(Dataset content)

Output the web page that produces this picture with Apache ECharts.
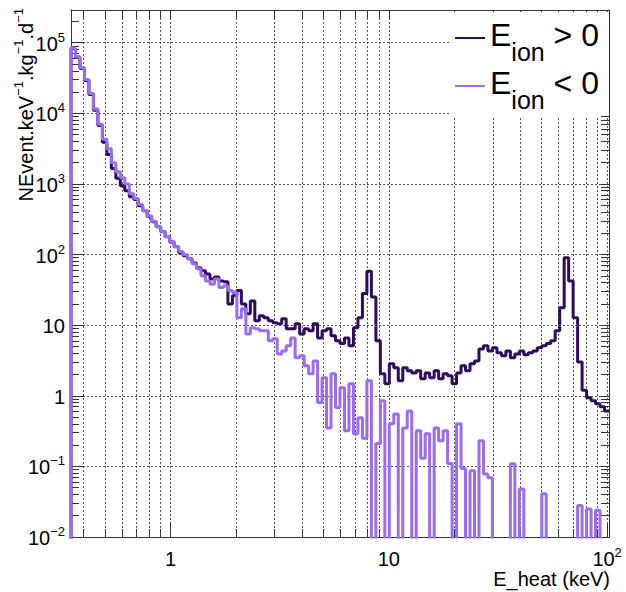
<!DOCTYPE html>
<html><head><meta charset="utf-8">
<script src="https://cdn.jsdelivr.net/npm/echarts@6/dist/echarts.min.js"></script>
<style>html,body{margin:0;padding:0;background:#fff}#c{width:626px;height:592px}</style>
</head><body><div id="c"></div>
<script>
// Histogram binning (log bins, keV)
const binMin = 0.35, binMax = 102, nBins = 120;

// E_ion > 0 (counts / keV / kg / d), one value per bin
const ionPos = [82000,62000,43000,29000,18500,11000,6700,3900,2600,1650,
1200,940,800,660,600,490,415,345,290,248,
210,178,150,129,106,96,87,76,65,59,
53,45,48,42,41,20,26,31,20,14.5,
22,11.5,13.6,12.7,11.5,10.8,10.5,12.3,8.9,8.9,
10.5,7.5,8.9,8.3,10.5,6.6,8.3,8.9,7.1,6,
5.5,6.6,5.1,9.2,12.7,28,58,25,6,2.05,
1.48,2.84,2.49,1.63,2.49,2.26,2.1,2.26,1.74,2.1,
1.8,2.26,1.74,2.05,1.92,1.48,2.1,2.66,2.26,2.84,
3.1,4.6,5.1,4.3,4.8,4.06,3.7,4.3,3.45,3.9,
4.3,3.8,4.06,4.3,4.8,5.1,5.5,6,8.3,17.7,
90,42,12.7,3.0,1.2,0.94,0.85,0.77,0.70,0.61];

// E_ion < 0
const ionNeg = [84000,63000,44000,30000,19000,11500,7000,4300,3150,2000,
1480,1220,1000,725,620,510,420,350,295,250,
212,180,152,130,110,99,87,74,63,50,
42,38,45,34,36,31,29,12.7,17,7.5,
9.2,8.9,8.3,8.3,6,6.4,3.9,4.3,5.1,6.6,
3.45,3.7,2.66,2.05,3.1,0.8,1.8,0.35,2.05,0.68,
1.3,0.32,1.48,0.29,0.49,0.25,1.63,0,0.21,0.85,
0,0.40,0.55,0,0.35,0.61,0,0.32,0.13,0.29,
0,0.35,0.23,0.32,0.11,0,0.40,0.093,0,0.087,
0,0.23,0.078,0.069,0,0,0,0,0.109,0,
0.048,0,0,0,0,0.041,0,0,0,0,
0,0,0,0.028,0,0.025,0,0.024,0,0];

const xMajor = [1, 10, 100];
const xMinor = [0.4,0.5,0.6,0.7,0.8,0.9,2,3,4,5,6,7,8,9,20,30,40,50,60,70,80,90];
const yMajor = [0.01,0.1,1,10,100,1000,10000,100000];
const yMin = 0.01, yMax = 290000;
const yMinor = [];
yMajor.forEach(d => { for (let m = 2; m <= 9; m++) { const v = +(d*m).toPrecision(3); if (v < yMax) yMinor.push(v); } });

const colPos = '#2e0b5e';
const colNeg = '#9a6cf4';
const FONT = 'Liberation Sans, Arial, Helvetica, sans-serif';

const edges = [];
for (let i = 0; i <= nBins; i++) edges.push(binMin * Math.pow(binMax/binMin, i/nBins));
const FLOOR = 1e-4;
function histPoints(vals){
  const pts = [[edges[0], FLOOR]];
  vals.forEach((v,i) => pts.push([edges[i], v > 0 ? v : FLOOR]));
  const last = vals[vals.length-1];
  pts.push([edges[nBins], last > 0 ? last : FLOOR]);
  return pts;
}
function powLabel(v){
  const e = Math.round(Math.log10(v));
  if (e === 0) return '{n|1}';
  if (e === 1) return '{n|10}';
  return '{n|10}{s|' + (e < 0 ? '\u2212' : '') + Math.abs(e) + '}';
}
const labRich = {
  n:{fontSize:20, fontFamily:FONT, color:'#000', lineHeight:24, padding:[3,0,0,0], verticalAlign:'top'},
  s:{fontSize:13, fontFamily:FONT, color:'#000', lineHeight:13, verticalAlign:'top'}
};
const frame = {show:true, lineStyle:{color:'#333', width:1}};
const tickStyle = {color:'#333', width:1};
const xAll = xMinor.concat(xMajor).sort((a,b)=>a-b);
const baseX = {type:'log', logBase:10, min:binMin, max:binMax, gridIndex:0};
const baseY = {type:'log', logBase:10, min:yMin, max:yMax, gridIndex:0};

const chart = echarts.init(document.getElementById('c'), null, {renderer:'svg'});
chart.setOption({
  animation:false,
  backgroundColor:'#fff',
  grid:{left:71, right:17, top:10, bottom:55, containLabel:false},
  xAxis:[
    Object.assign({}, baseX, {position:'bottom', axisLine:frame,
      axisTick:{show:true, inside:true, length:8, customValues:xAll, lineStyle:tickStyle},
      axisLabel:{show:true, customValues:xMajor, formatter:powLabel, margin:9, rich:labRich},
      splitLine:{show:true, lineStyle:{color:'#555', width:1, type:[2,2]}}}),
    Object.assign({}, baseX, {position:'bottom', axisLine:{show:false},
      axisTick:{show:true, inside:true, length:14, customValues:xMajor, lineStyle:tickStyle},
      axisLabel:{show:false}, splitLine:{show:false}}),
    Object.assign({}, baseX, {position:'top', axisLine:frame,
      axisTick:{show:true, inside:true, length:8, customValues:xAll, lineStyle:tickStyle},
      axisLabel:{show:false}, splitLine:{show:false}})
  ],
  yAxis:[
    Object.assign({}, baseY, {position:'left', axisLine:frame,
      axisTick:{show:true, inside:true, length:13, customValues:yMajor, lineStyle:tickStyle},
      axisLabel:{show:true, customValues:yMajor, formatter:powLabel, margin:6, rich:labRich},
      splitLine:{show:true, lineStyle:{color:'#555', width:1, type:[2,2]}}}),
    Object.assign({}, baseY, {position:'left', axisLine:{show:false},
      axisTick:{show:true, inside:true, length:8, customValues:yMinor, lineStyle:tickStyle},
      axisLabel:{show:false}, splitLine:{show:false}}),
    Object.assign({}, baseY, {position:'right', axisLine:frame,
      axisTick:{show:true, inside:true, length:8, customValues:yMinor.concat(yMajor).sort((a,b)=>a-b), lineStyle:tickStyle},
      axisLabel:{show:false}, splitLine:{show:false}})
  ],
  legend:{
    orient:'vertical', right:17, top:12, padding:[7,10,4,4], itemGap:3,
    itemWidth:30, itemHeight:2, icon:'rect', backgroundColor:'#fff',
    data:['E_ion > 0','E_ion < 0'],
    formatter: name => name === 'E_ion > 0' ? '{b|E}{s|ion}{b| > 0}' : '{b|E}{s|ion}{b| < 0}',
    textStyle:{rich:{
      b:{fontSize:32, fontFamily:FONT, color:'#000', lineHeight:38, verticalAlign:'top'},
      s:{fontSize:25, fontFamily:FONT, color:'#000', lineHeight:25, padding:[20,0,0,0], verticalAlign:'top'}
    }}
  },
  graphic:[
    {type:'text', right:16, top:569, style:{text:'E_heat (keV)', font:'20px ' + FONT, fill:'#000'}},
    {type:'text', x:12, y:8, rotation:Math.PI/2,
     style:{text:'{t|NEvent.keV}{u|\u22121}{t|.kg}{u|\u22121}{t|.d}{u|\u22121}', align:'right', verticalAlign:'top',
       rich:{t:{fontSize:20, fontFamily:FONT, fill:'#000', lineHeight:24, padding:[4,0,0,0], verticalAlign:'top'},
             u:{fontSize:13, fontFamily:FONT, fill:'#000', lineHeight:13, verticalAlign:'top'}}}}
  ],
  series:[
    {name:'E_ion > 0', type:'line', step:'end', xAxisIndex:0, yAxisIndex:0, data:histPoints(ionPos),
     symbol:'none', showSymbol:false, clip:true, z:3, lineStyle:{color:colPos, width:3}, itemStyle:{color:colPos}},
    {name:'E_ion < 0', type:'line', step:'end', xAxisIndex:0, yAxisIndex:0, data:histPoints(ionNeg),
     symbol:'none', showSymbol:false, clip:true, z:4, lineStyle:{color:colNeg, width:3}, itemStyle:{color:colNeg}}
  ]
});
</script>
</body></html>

(Exercise objective) Pictures stay out. Print the data exactly, from its first line through the line containing "const binMin = 0.35, binMax".

(Reply)
Output the web page that produces this picture with Apache ECharts.
<!DOCTYPE html>
<html><head><meta charset="utf-8">
<script src="https://cdn.jsdelivr.net/npm/echarts@6/dist/echarts.min.js"></script>
<style>html,body{margin:0;padding:0;background:#fff}#c{width:626px;height:592px}</style>
</head><body><div id="c"></div>
<script>
// Histogram binning (log bins, keV)
const binMin = 0.35, binMax = 102, nBins = 120;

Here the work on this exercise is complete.